### WHAT NEEDS TO BE DONE
Set down, exactly as written, the lines from the top of the data to the line that holds "(0,0) rectangle (550,586);", and omit the pictures.

### Source code of charts
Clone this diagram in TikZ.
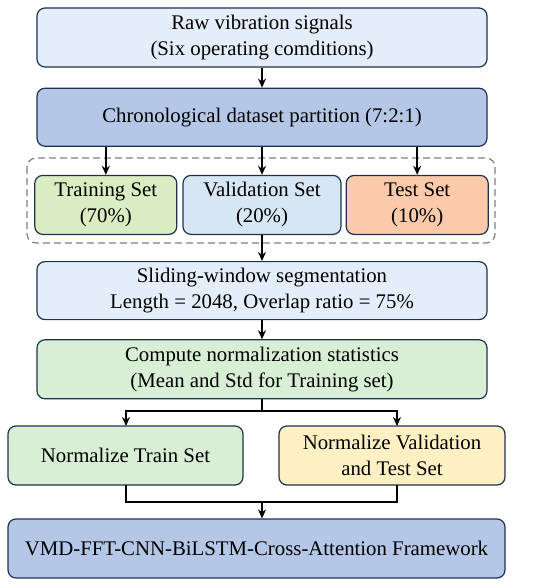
\documentclass[tikz,border=0pt]{standalone}
\usepackage{fontspec}
\setmainfont{Liberation Serif}
\usepackage{tikz}
\usetikzlibrary{arrows.meta, positioning}

\definecolor{edgeblue}{HTML}{1E3250}
\definecolor{paleblue}{HTML}{E3EEFA}
\definecolor{midblue}{HTML}{B4C7E7}
\definecolor{limegreen}{HTML}{DAEDC2}
\definecolor{skyblue}{HTML}{D6E6F5}
\definecolor{peach}{HTML}{FBCAAB}
\definecolor{mintgreen}{HTML}{D8EFD5}
\definecolor{cream}{HTML}{FEF0C3}

\begin{document}
\begin{tikzpicture}[x=1pt,y=-1pt,>={Stealth[length=9pt,width=8pt]},line width=1.6pt,
                    font=\fontsize{20.8}{26}\selectfont]
  \tikzstyle{box}=[draw=edgeblue,line width=1.2pt,rounded corners=8pt,
                   align=center,inner sep=0pt,minimum height=59pt]
  \tikzstyle{wide}=[box,minimum width=450pt]
  \tikzstyle{link}=[->,black]

  \useasboundingbox (0,0) rectangle (550,586);

  \node[wide,fill=paleblue] (raw) at (262,37.5)
       {Raw vibration signals\\(Six operating comditions)};
  \node[wide,fill=midblue,minimum height=58pt] (part) [below=20pt of raw]
       {Chronological dataset partition (7:2:1)};
  \node[box,fill=skyblue,minimum width=158pt] (val) [below=28pt of part]
       {Validation Set\\(20\%)};
  \node[box,fill=limegreen,minimum width=142pt] (train) [left=5pt of val]
       {Training Set\\(70\%)};
  \node[box,fill=peach,minimum width=142pt] (test) [right=4pt of val]
       {Test Set\\(10\%)};
  \node[wide,fill=paleblue,minimum height=58pt] (seg) [below=26pt of val]
       {Sliding-window segmentation\\Length = 2048, Overlap ratio = 75\%};
  \node[wide,fill=mintgreen] (stats) [below=19pt of seg]
       {Compute normalization statistics\\(Mean and Std for Training set)};
  \node[box,fill=mintgreen,minimum width=235pt] (ntrain) at (125.5,455.5)
       {Normalize Train Set};
  \node[box,fill=cream,minimum width=226pt] (nval) at (392,455.5)
       {Normalize Validation\\and Test Set};
  \node[box,fill=midblue,minimum width=497pt] (frame) at (256.5,548.5)
       {VMD-FFT-CNN-BiLSTM-Cross-Attention Framework};

  % dashed group round the three sets
  \draw[gray,line width=1.2pt,dash pattern=on 7pt off 4pt,rounded corners=9pt]
       (27,158) rectangle (495,243);

  \coordinate (split) at (262,411);
  \coordinate (merge) at (262,502);

  \draw[link] (raw) -- (part);
  \draw[link] (train.north |- part.south) -- (train);
  \draw[link] (part) -- (val);
  \draw[link] (test.north |- part.south) -- (test);
  \draw[link] (val) -- (seg);
  \draw[link] (seg) -- (stats);
  \draw (stats) -- (split);
  \draw[link] (split) -| (126,426);
  \draw[link] (split) -| (397,426);
  \draw (126,485) |- (merge) -| (397,485);
  \draw[link] (merge) -- (frame.north -| merge);
\end{tikzpicture}
\end{document}
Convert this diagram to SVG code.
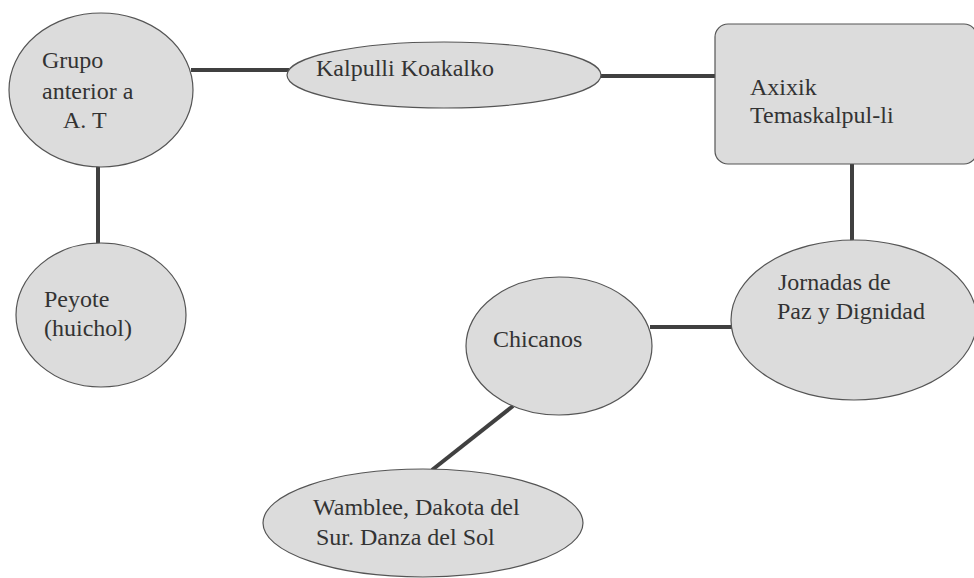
<svg xmlns="http://www.w3.org/2000/svg" width="974" height="578" viewBox="0 0 974 578" font-family="'Liberation Serif', 'Times New Roman', serif">
  <style>
    .shape { fill: #dcdcdc; stroke: #555555; stroke-width: 1.2; }
    .label { font-size: 24px; fill: #333333; }
    .link { stroke: #404040; stroke-width: 4; fill: none; }
  </style>
  <rect width="974" height="578" fill="#ffffff"/>

  <!-- connectors -->
  <g id="connectors">
    <line class="link" x1="191" y1="70" x2="289" y2="70"/>
    <line class="link" x1="600" y1="76" x2="716" y2="76"/>
    <line class="link" x1="98" y1="165" x2="98" y2="244"/>
    <line class="link" x1="852" y1="163" x2="852" y2="242"/>
    <line class="link" x1="650" y1="327" x2="733" y2="327"/>
    <line class="link" x1="513" y1="406" x2="432" y2="470"/>
  </g>

  <g id="grupo">
    <ellipse class="shape" cx="101" cy="90" rx="92" ry="77"/>
    <text class="label" x="42" y="68" font-family="'Liberation Serif', serif">Grupo</text>
    <text class="label" x="42" y="99" font-family="'Liberation Serif', serif">anterior a</text>
    <text class="label" x="63" y="128" font-family="'Liberation Serif', serif">A. T</text>
  </g>

  <g id="kalpulli">
    <ellipse class="shape" cx="444" cy="75" rx="157" ry="33"/>
    <text class="label" x="316" y="76" font-family="'Liberation Serif', serif">Kalpulli Koakalko</text>
  </g>

  <g id="axixik">
    <rect class="shape" x="715" y="24" width="262" height="140" rx="13"/>
    <text class="label" x="750" y="95" font-family="'Liberation Serif', serif">Axixik</text>
    <text class="label" x="750" y="123" font-family="'Liberation Serif', serif">Temaskalpul-li</text>
  </g>

  <g id="peyote">
    <ellipse class="shape" cx="101" cy="315" rx="85" ry="72"/>
    <text class="label" x="44" y="307" font-family="'Liberation Serif', serif">Peyote</text>
    <text class="label" x="44" y="336" font-family="'Liberation Serif', serif">(huichol)</text>
  </g>

  <g id="jornadas">
    <ellipse class="shape" cx="854" cy="320" rx="123" ry="80"/>
    <text class="label" x="778" y="290" font-family="'Liberation Serif', serif">Jornadas de</text>
    <text class="label" x="777" y="319" font-family="'Liberation Serif', serif">Paz y Dignidad</text>
  </g>

  <g id="chicanos">
    <ellipse class="shape" cx="559" cy="346" rx="93" ry="69"/>
    <text class="label" x="493" y="347" font-family="'Liberation Serif', serif">Chicanos</text>
  </g>

  <g id="wamblee">
    <ellipse class="shape" cx="423" cy="523" rx="160" ry="54"/>
    <text class="label" x="313" y="515" font-family="'Liberation Serif', serif">Wamblee, Dakota del</text>
    <text class="label" x="316" y="545" font-family="'Liberation Serif', serif">Sur. Danza del Sol</text>
  </g>
</svg>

### WORKED SOLUTION
Clone this diagram in TikZ.
\documentclass[tikz,border=0pt]{standalone}
\usepackage{fontspec}
\setmainfont{Liberation Serif}
\usepackage{tikz}
\usetikzlibrary{arrows.meta, positioning}

\definecolor{edgeblue}{HTML}{1E3250}
\definecolor{paleblue}{HTML}{E3EEFA}
\definecolor{midblue}{HTML}{B4C7E7}
\definecolor{limegreen}{HTML}{DAEDC2}
\definecolor{skyblue}{HTML}{D6E6F5}
\definecolor{peach}{HTML}{FBCAAB}
\definecolor{mintgreen}{HTML}{D8EFD5}
\definecolor{cream}{HTML}{FEF0C3}

\begin{document}
\begin{tikzpicture}[x=1pt,y=-1pt,>={Stealth[length=9pt,width=8pt]},line width=1.6pt,
                    font=\fontsize{20.8}{26}\selectfont]
  \tikzstyle{box}=[draw=edgeblue,line width=1.2pt,rounded corners=8pt,
                   align=center,inner sep=0pt,minimum height=59pt]
  \tikzstyle{wide}=[box,minimum width=450pt]
  \tikzstyle{link}=[->,black]

  \useasboundingbox (0,0) rectangle (550,586);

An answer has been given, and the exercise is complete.